# START OF Source excerpt
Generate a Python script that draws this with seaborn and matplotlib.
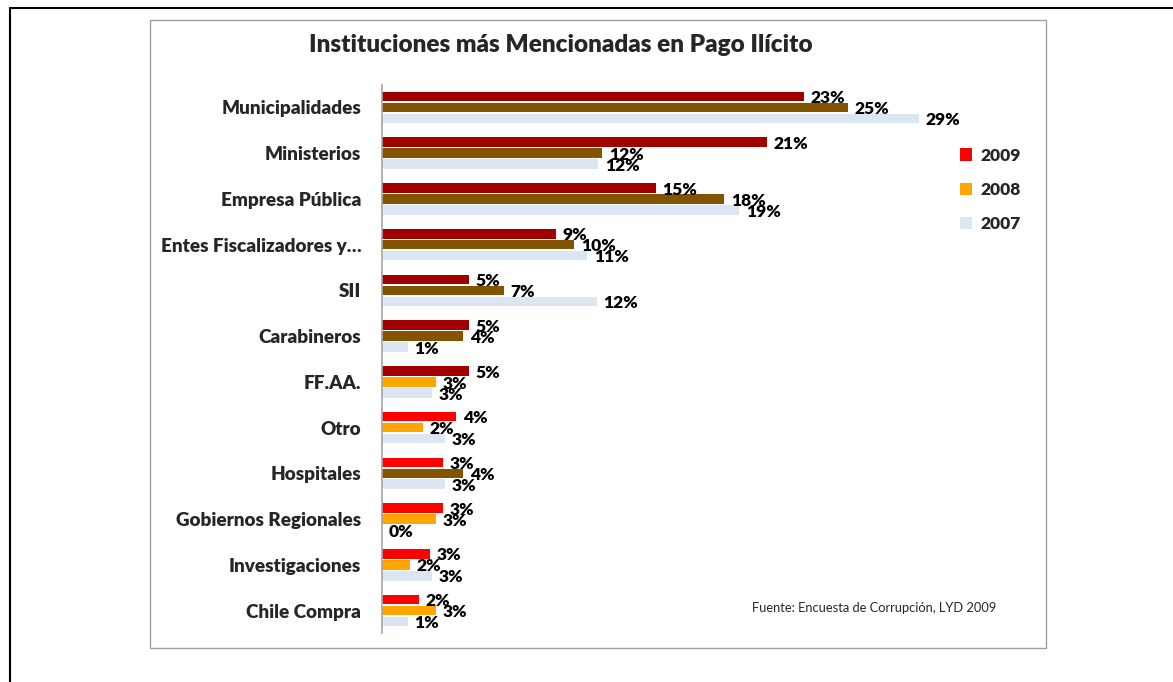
import matplotlib
matplotlib.use('Agg')
import matplotlib.pyplot as plt
import seaborn as sns
import pandas as pd
from matplotlib.patches import Patch, Rectangle
from matplotlib.lines import Line2D

categories = ['Municipalidades', 'Ministerios', 'Empresa Pública', 'Entes Fiscalizadores y…',
              'SII', 'Carabineros', 'FF.AA.', 'Otro', 'Hospitales', 'Gobiernos Regionales',
              'Investigaciones', 'Chile Compra']
years = ['2009', '2008', '2007']
v2009 = [22.8, 20.8, 14.8, 9.4, 4.7, 4.7, 4.7, 4.0, 3.3, 3.3, 2.6, 2.0]
v2008 = [25.2, 11.9, 18.5, 10.4, 6.6, 4.4, 2.9, 2.2, 4.4, 2.9, 1.5, 2.9]
v2007 = [29.0, 11.7, 19.3, 11.1, 11.6, 1.4, 2.7, 3.4, 3.4, 0.0, 2.7, 1.4]
lab2009 = [23, 21, 15, 9, 5, 5, 5, 4, 3, 3, 3, 2]
lab2008 = [25, 12, 18, 10, 7, 4, 3, 2, 4, 3, 2, 3]
lab2007 = [29, 12, 19, 11, 12, 1, 3, 3, 3, 0, 3, 1]

DRED, RED, BROWN, ORANGE, LIGHT = '#a10000', '#ff0000', '#835400', '#ffa500', '#dce6f2'
c2009 = [DRED] * 7 + [RED] * 5
c2008 = [BROWN, BROWN, BROWN, BROWN, BROWN, BROWN, ORANGE, ORANGE, BROWN, ORANGE, ORANGE, ORANGE]
c2007 = [LIGHT] * 12
legend_colors = [RED, ORANGE, LIGHT]

values = {'2009': v2009, '2008': v2008, '2007': v2007}
labels = {'2009': lab2009, '2008': lab2008, '2007': lab2007}
colors = {'2009': c2009, '2008': c2008, '2007': c2007}

rows = []
for y in years:
    for c, v in zip(categories, values[y]):
        rows.append({'cat': c, 'val': v, 'year': y})
df = pd.DataFrame(rows)

sns.set_theme(style='white')
plt.rcParams['font.family'] = ['Lato', 'DejaVu Sans']
BW = 'heavy'

W, H = 1173, 682
fig = plt.figure(figsize=(W / 100, H / 100), dpi=100)
fig.patch.set_facecolor('white')
ax = fig.add_axes([382 / W, 1 - 633.4 / H, 573.5 / W, (633.4 - 84.6) / H])

sns.barplot(data=df, y='cat', x='val', hue='year', hue_order=years, order=categories,
            orient='h', width=0.72, gap=0.12, saturation=1, legend=False, ax=ax)

for j, y in enumerate(years):
    cont = ax.containers[j]
    for bar in cont:
        cy = bar.get_y() + bar.get_height() / 2
        i = int(round(cy))
        bar.set_facecolor(colors[y][i])
        bar.set_edgecolor('none')
        ax.annotate(f"{labels[y][i]}%", xy=(bar.get_width(), cy), xytext=(4.8, -1.2),
                    textcoords='offset points', ha='left', va='center',
                    fontsize=12.5, fontweight=BW, color='black', annotation_clip=False)

ax.set_xlim(0, 31)
ax.set_ylim(11.5, -0.5)
ax.set_xlabel('')
ax.set_ylabel('')
ax.set_xticks([])
for s in ['top', 'right', 'bottom']:
    ax.spines[s].set_visible(False)
ax.spines['left'].set_color('#a6a6a6')
ax.spines['left'].set_linewidth(1.2)
ax.tick_params(axis='y', length=0, pad=15, labelsize=13.6)
for t in ax.get_yticklabels():
    t.set_fontweight(BW)
ax.set_facecolor('none')

handles = [Patch(facecolor=c, edgecolor='none') for c in legend_colors]
fig.legend(handles, years, loc='upper left', bbox_to_anchor=(944 / W, 1 - 132 / H),
           frameon=False, handlelength=0.7, handleheight=0.7, handletextpad=0.5,
           labelspacing=1.05, prop={'weight': BW, 'size': 12.5})

fig.text(561 / W, 1 - 45 / H, 'Instituciones más Mencionadas en Pago Ilícito',
         ha='center', va='center', fontsize=17.5, fontweight=BW)
fig.text(752 / W, 1 - 608 / H, 'Fuente: Encuesta de Corrupción, LYD 2009',
         ha='left', va='center', fontsize=9.3)

fig.add_artist(Line2D([10 / W, 10 / W], [0, 1 - 8 / H], color='black', lw=1.5))
fig.add_artist(Line2D([10 / W, 1], [1 - 8 / H, 1 - 8 / H], color='black', lw=1.5))
fig.add_artist(Rectangle((150 / W, 1 - 648 / H), (1046 - 150) / W, (648 - 20) / H,
                         fill=False, edgecolor='#a0a0a0', lw=1, transform=fig.transFigure))

fig.savefig('out.png', dpi=100, facecolor='white')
# END OF Source excerpt
Copy out all of the material exactly as written, without its pictures.

Solved exercise:
Generate a Python script that draws this with seaborn and matplotlib.
import matplotlib
matplotlib.use('Agg')
import matplotlib.pyplot as plt
import seaborn as sns
import pandas as pd
from matplotlib.patches import Patch, Rectangle
from matplotlib.lines import Line2D

categories = ['Municipalidades', 'Ministerios', 'Empresa Pública', 'Entes Fiscalizadores y…',
              'SII', 'Carabineros', 'FF.AA.', 'Otro', 'Hospitales', 'Gobiernos Regionales',
              'Investigaciones', 'Chile Compra']
years = ['2009', '2008', '2007']
v2009 = [22.8, 20.8, 14.8, 9.4, 4.7, 4.7, 4.7, 4.0, 3.3, 3.3, 2.6, 2.0]
v2008 = [25.2, 11.9, 18.5, 10.4, 6.6, 4.4, 2.9, 2.2, 4.4, 2.9, 1.5, 2.9]
v2007 = [29.0, 11.7, 19.3, 11.1, 11.6, 1.4, 2.7, 3.4, 3.4, 0.0, 2.7, 1.4]
lab2009 = [23, 21, 15, 9, 5, 5, 5, 4, 3, 3, 3, 2]
lab2008 = [25, 12, 18, 10, 7, 4, 3, 2, 4, 3, 2, 3]
lab2007 = [29, 12, 19, 11, 12, 1, 3, 3, 3, 0, 3, 1]

DRED, RED, BROWN, ORANGE, LIGHT = '#a10000', '#ff0000', '#835400', '#ffa500', '#dce6f2'
c2009 = [DRED] * 7 + [RED] * 5
c2008 = [BROWN, BROWN, BROWN, BROWN, BROWN, BROWN, ORANGE, ORANGE, BROWN, ORANGE, ORANGE, ORANGE]
c2007 = [LIGHT] * 12
legend_colors = [RED, ORANGE, LIGHT]

values = {'2009': v2009, '2008': v2008, '2007': v2007}
labels = {'2009': lab2009, '2008': lab2008, '2007': lab2007}
colors = {'2009': c2009, '2008': c2008, '2007': c2007}

rows = []
for y in years:
    for c, v in zip(categories, values[y]):
        rows.append({'cat': c, 'val': v, 'year': y})
df = pd.DataFrame(rows)

sns.set_theme(style='white')
plt.rcParams['font.family'] = ['Lato', 'DejaVu Sans']
BW = 'heavy'

W, H = 1173, 682
fig = plt.figure(figsize=(W / 100, H / 100), dpi=100)
fig.patch.set_facecolor('white')
ax = fig.add_axes([382 / W, 1 - 633.4 / H, 573.5 / W, (633.4 - 84.6) / H])

sns.barplot(data=df, y='cat', x='val', hue='year', hue_order=years, order=categories,
            orient='h', width=0.72, gap=0.12, saturation=1, legend=False, ax=ax)

for j, y in enumerate(years):
    cont = ax.containers[j]
    for bar in cont:
        cy = bar.get_y() + bar.get_height() / 2
        i = int(round(cy))
        bar.set_facecolor(colors[y][i])
        bar.set_edgecolor('none')
        ax.annotate(f"{labels[y][i]}%", xy=(bar.get_width(), cy), xytext=(4.8, -1.2),
                    textcoords='offset points', ha='left', va='center',
                    fontsize=12.5, fontweight=BW, color='black', annotation_clip=False)

ax.set_xlim(0, 31)
ax.set_ylim(11.5, -0.5)
ax.set_xlabel('')
ax.set_ylabel('')
ax.set_xticks([])
for s in ['top', 'right', 'bottom']:
    ax.spines[s].set_visible(False)
ax.spines['left'].set_color('#a6a6a6')
ax.spines['left'].set_linewidth(1.2)
ax.tick_params(axis='y', length=0, pad=15, labelsize=13.6)
for t in ax.get_yticklabels():
    t.set_fontweight(BW)
ax.set_facecolor('none')

handles = [Patch(facecolor=c, edgecolor='none') for c in legend_colors]
fig.legend(handles, years, loc='upper left', bbox_to_anchor=(944 / W, 1 - 132 / H),
           frameon=False, handlelength=0.7, handleheight=0.7, handletextpad=0.5,
           labelspacing=1.05, prop={'weight': BW, 'size': 12.5})

fig.text(561 / W, 1 - 45 / H, 'Instituciones más Mencionadas en Pago Ilícito',
         ha='center', va='center', fontsize=17.5, fontweight=BW)
fig.text(752 / W, 1 - 608 / H, 'Fuente: Encuesta de Corrupción, LYD 2009',
         ha='left', va='center', fontsize=9.3)

fig.add_artist(Line2D([10 / W, 10 / W], [0, 1 - 8 / H], color='black', lw=1.5))
fig.add_artist(Line2D([10 / W, 1], [1 - 8 / H, 1 - 8 / H], color='black', lw=1.5))
fig.add_artist(Rectangle((150 / W, 1 - 648 / H), (1046 - 150) / W, (648 - 20) / H,
                         fill=False, edgecolor='#a0a0a0', lw=1, transform=fig.transFigure))

fig.savefig('out.png', dpi=100, facecolor='white')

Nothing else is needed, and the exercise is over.